401. The other side is dark

In the Genjokoan [the Tanahashi translation], Master Dogen says,

When you see forms or hear sounds fully engaging the body and mind, you intuit dharma intimately unlike things and their reflections in the mirror and unlike the moon and Its reflection In the water. When one side is illuminated the other is dark.

The Nishijima version of that same passage reads

When we use the whole body and mind to look at forms and when we use the whole body and mind to listen to sounds, even though we are sensing them directly, it is not like a mirror’s reflection of an image and not like water and the moon. While we are experiencing one side we are blind to the other side.

What you realise looking at these passages is what a nightmare job a translator has, particularly with a Japanese text like this which is fundamentally more dynamic than English and which, at the time, also didn’t have any punctuation.  

There’s three parts to this passage, the first part [again from Tanahashi],

When you see forms or hear sounds fully engaging body and mind, you intuit dharma intimately. 

What Dogen is talking about here is Enlightenment experiences which people have had, not in zazen but after zazen.

The reference to seeing forms is the famous story about Master Lingyun becoming enlightened upon seeing Peach blossoms. The reference to hearing sounds is an equally famous story where a monk was enlightened on hearing a pebble strike bamboo. 

The way that Tanahashi renders this next part, you intuit Dharma intimately, is a prime example of the translator’s dilemma: necessarily dualistic language is being used to try and convey a non-dualistic experience. The experience of hearing form with the whole body and mind is just very difficult to convey in words. It’s as if a monk sees these Peach blossoms not as an object in the world, not as him seeing these Peach blossoms, but rather that he sees them in their complete aliveness which is also the aliveness of the whole universe of which he’s an alive part.

It’s very dynamic. It’s not subject and object, it’s not dualistic, but it’s not undifferentiated either.
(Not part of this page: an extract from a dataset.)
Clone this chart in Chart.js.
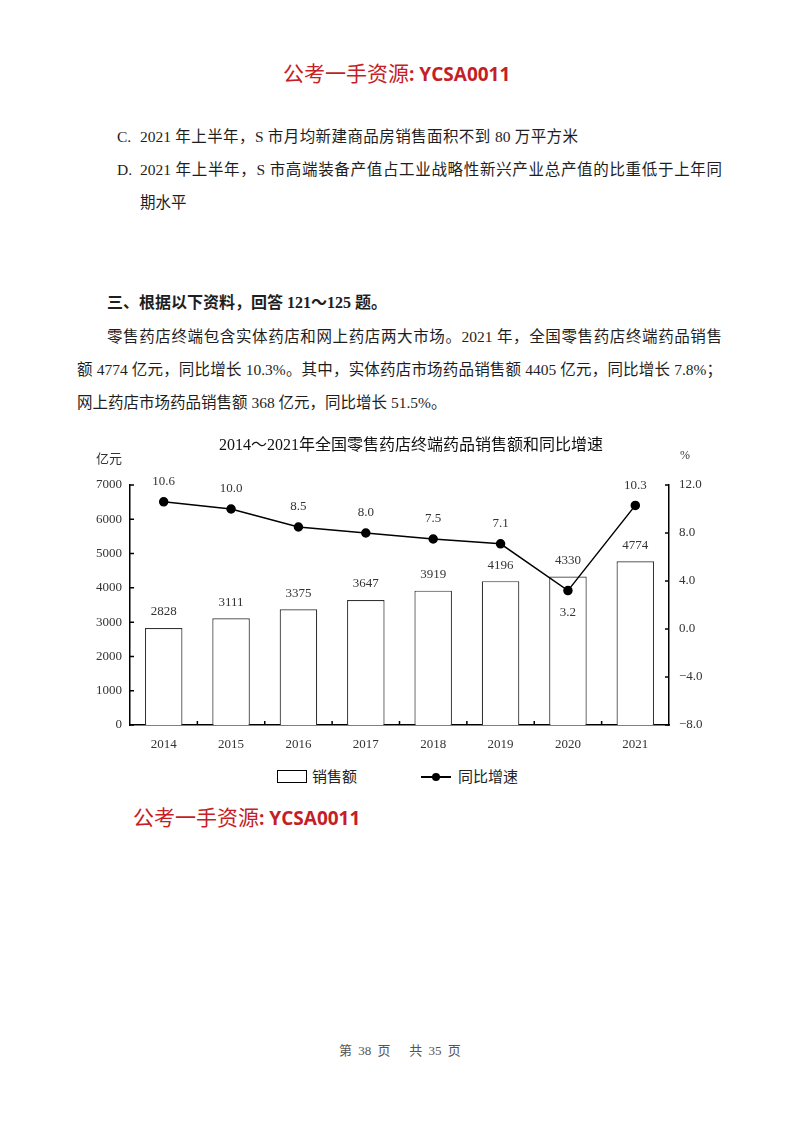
<!DOCTYPE html>
<html lang="zh-CN">
<head>
<meta charset="utf-8">
<script src="https://cdn.jsdelivr.net/npm/chart.js@4.4.1/dist/chart.umd.min.js"></script>
<style>
  body { margin: 0; background: #fff; }
  .page { position: relative; width: 800px; height: 1124px; overflow: hidden; background: #fff; color: #1e1e1e;
          font-family: "Liberation Serif", "Noto Sans CJK SC", serif; font-size: 15.5px; }
  .ln { position: absolute; height: 24px; line-height: 24px; white-space: nowrap; }
  .jf { white-space: normal; text-align: justify; text-align-last: justify; }
  .mark { position: absolute; height: 30px; line-height: 30px; color: #c41e26; white-space: nowrap; }
  .mark .cn { font-family: "Noto Sans CJK SC"; font-size: 21px; }
  .mark .en { font-family: "Open Sans"; font-weight: bold; font-size: 19px; }
  .small { position: absolute; height: 20px; line-height: 20px; white-space: nowrap; color: #333; }
  #chartBox { position: absolute; left: 60px; top: 430px; width: 680px; height: 330px; }
</style>
</head>
<body>
<div class="page">
  <div class="mark" style="left:283px;top:57px"><span class="cn">公考一手资源</span><span class="en">: YCSA0011</span></div>

  <div class="ln" style="left:117px;top:125px">C.</div>
  <div class="ln jf" style="left:140px;top:125px;width:438px">2021 年上半年，S 市月均新建商品房销售面积不到 80 万平方米</div>
  <div class="ln" style="left:117px;top:158px">D.</div>
  <div class="ln jf" style="left:140px;top:158px;width:582px">2021 年上半年，S 市高端装备产值占工业战略性新兴产业总产值的比重低于上年同</div>
  <div class="ln" style="left:140px;top:191px">期水平</div>

  <div class="ln" style="left:107px;top:291px;font-size:16px;font-weight:bold">三、根据以下资料，回答 121～125 题。</div>
  <div class="ln jf" style="left:107px;top:325px;width:615px">零售药店终端包含实体药店和网上药店两大市场。2021 年，全国零售药店终端药品销售</div>
  <div class="ln jf" style="left:77px;top:358px;width:645px">额 4774 亿元，同比增长 10.3%。其中，实体药店市场药品销售额 4405 亿元，同比增长 7.8%；</div>
  <div class="ln" style="left:77px;top:391px">网上药店市场药品销售额 368 亿元，同比增长 51.5%。</div>

  <div id="chartBox"><canvas id="chart"></canvas></div>
  <div class="small" style="left:96px;top:449px;font-size:13px">亿元</div>
  <div class="small" style="left:680px;top:445px;font-size:12px">%</div>

  <div style="position:absolute;left:277px;top:770px;width:28px;height:11px;border:1.5px solid #000"></div>
  <div class="small" style="left:312px;top:767px;font-size:15px;color:#222">销售额</div>
  <div style="position:absolute;left:421px;top:776px;width:30px;height:1.5px;background:#000"></div>
  <div style="position:absolute;left:432px;top:773px;width:8px;height:8px;border-radius:50%;background:#000"></div>
  <div class="small" style="left:458px;top:767px;font-size:15px;color:#222">同比增速</div>

  <div class="mark" style="left:133px;top:801px"><span class="cn">公考一手资源</span><span class="en">: YCSA0011</span></div>

  <div class="small" style="left:0;width:800px;text-align:center;top:1041px;font-size:13px;color:#555;word-spacing:3px">第 38 页&nbsp;&nbsp; 共 35 页</div>
</div>

<script>
// ==================== DATOS ====================
const years = ['2014', '2015', '2016', '2017', '2018', '2019', '2020', '2021'];
const sales = [2828, 3111, 3375, 3647, 3919, 4196, 4330, 4774];   // 亿元
const growth = [10.6, 10.0, 8.5, 8.0, 7.5, 7.1, 3.2, 10.3];      // %
const salesTicks = { min: 0, max: 7000, step: 1000 };
const growthTicks = { min: -8, max: 12, step: 4 };

const numFont = { family: '"Liberation Serif", serif', size: 13 };

// etiquetas de valores sobre barras y puntos
const valueLabels = {
    id: 'valueLabels',
    afterDatasetsDraw(chart) {
        const ctx = chart.ctx;
        const bars = chart.getDatasetMeta(0).data;
        const pts = chart.getDatasetMeta(1).data;
        ctx.save();
        ctx.font = '13px "Liberation Serif", serif';
        ctx.fillStyle = '#333';
        ctx.textAlign = 'center';
        ctx.textBaseline = 'middle';
        bars.forEach((b, i) => ctx.fillText(String(sales[i]), b.x, b.y - 16));
        pts.forEach((p, i) => {
            const below = p.y > bars[i].y - 12;
            ctx.fillText(growth[i].toFixed(1), p.x, below ? p.y + 22 : p.y - 20);
        });
        ctx.restore();
    }
};

// marcas de graduación hacia dentro
const innerTicks = {
    id: 'innerTicks',
    afterDraw(chart) {
        const { ctx, chartArea: a, scales } = chart;
        ctx.save();
        ctx.strokeStyle = '#000';
        ctx.lineWidth = 1.5;
        ctx.beginPath();
        scales.y.ticks.forEach(t => {
            const y = scales.y.getPixelForValue(t.value);
            ctx.moveTo(a.left, y); ctx.lineTo(a.left + 4, y);
        });
        scales.y1.ticks.forEach(t => {
            const y = scales.y1.getPixelForValue(t.value);
            ctx.moveTo(a.right - 4, y); ctx.lineTo(a.right, y);
        });
        for (let i = 1; i < years.length; i++) {
            const x = (scales.x.getPixelForValue(i - 1) + scales.x.getPixelForValue(i)) / 2;
            ctx.moveTo(x, a.bottom); ctx.lineTo(x, a.bottom - 4);
        }
        ctx.stroke();
        ctx.restore();
    }
};

const axisBorder = { display: true, color: '#000', width: 1.5 };

new Chart(document.getElementById('chart'), {
    data: {
        labels: years,
        datasets: [{
            type: 'bar',
            label: '销售额',
            data: sales,
            yAxisID: 'y',
            backgroundColor: '#fff',
            borderColor: '#333',
            borderWidth: 1.2,
            barPercentage: 0.557,
            categoryPercentage: 1,
            order: 1
        }, {
            type: 'line',
            label: '同比增速',
            data: growth,
            yAxisID: 'y1',
            borderColor: '#000',
            borderWidth: 1.5,
            pointRadius: 4,
            pointBackgroundColor: '#000',
            pointBorderColor: '#000',
            tension: 0,
            order: 0
        }]
    },
    options: {
        responsive: true,
        maintainAspectRatio: false,
        animation: false,
        layout: { padding: { left: 22, top: 0, right: 0, bottom: 0 } },
        plugins: {
            legend: { display: false },
            tooltip: { enabled: false },
            title: {
                display: true,
                text: '2014～2021年全国零售药店终端药品销售额和同比增速',
                color: '#111',
                font: { family: '"Liberation Serif", "Noto Sans CJK SC", serif', size: 16, weight: 'normal' },
                padding: { top: 6, bottom: 29.8 }
            }
        },
        scales: {
            x: {
                grid: { display: false, drawTicks: false },
                border: axisBorder,
                ticks: { color: '#333', font: numFont, padding: 12 },
                afterFit(s) { s.height = 35; }
            },
            y: {
                position: 'left',
                min: salesTicks.min,
                max: salesTicks.max,
                grid: { display: false, drawTicks: false },
                border: axisBorder,
                ticks: {
                    stepSize: salesTicks.step, color: '#333', font: numFont, padding: 8,
                    callback: v => String(v)
                },
                afterFit(s) { s.width = 48; }
            },
            y1: {
                position: 'right',
                min: growthTicks.min,
                max: growthTicks.max,
                grid: { display: false, drawTicks: false },
                border: axisBorder,
                ticks: {
                    stepSize: growthTicks.step, color: '#333', font: numFont, padding: 10,
                    callback: v => v.toFixed(1).replace('-', '−')
                },
                afterFit(s) { s.width = 71; }
            }
        }
    },
    plugins: [valueLabels, innerTicks]
});
</script>
</body>
</html>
It’s not that the particularities of that experience disappear, but rather that they’re experienced differently.

This is a very common theme in the enlightenment stories. People don’t have their Enlightenment experience when they’re doing zazen.They have their Enlightenment experiences when they’re fully immersed in zazen, when they’re soaked through with zazen, and when they come out of the Dojo and back into the world, the world floods them—that’s the enlightenment experience. Implicitly Dogen is saying that that’s the attitude that we should also have when we’re practising zazen. 

The second part of this passage is the contrast. He says in contrast that to fully engage body and mind is unlike things and their reflection in the mirror and unlike the moon and Its reflection in the water.  These are two very well-known images in Buddhism;  the idea that meditation is about calming the mind. If there’s a reflection in a clear bright mirror [ie clear of the dust of thought and emotion], that reflection shows itself exactly. And likewise, if the water of the mind is still, the Moon is reflected undistortedly. 

That’s a very standard idea of what meditation is, but Dogen’s saying that’s not zazen.  It’s not zazen for the reason stated in the last part which says when one side is illuminated, the other side is dark.

With the lack of punctuation the translators just chop this up into sentences in a way that makes sense to them but which isn’t unchallengeable.

It’s not clear if this reference to one part being illuminated and the other part being dark is referring to the first part, the fully engaged Body Mind, or the second. 

A lot of people think that it’s to the first, but the [ perhaps too] obvious interpretation is to say that it’s the second. The reason is that it just makes immediate sense. I’m facing the mirror of this computer screen. My face is illuminated and the back of my head is dark. The Moon is reflected in the water. The side of the moon that we see is illuminated and the other side is dark.

But the critical question is this: what does it mean to say that it’s dark?

If it refers to the second part, what I think that means is that the duality which is implicit in the second part isn’t immediately obvious. It’s ‘dark’. If meditation is about calming my mind that’s dualistic. If there is a  second [as it were] person who appears,  like a silent, imperturbable witness, that’s dualistic too. And Dogen is saying that’s not what our practice is about.

So I think it does refer to the second part. But it could also refer to the first.

But if you apply it to the first part, what you tend to get is an idea that when you fully experience something with  the whole body and mind, what is illuminated is the dharmadhatu and what is dark is particularity. It vanishes.

And that’s a very unfortunate interpretation, because it assumes that seeing things with the whole body and mind is a mystical experience. But it’s not a mystical experience, it’s a real experience. It’s the way that we actually are when we’re sitting. So people trying to find that mystical experience miss their lives and miss the miracle of zazen.

Yet there’s another way to understand ‘dark’. Just as in darkness particular things cannot be seen and so, in a sense, everything is whole, when we fully experience with our whole body and mind, it is not that particularity vanishes, that it’s literally ‘dark’, but it’s no longer experienced as separate.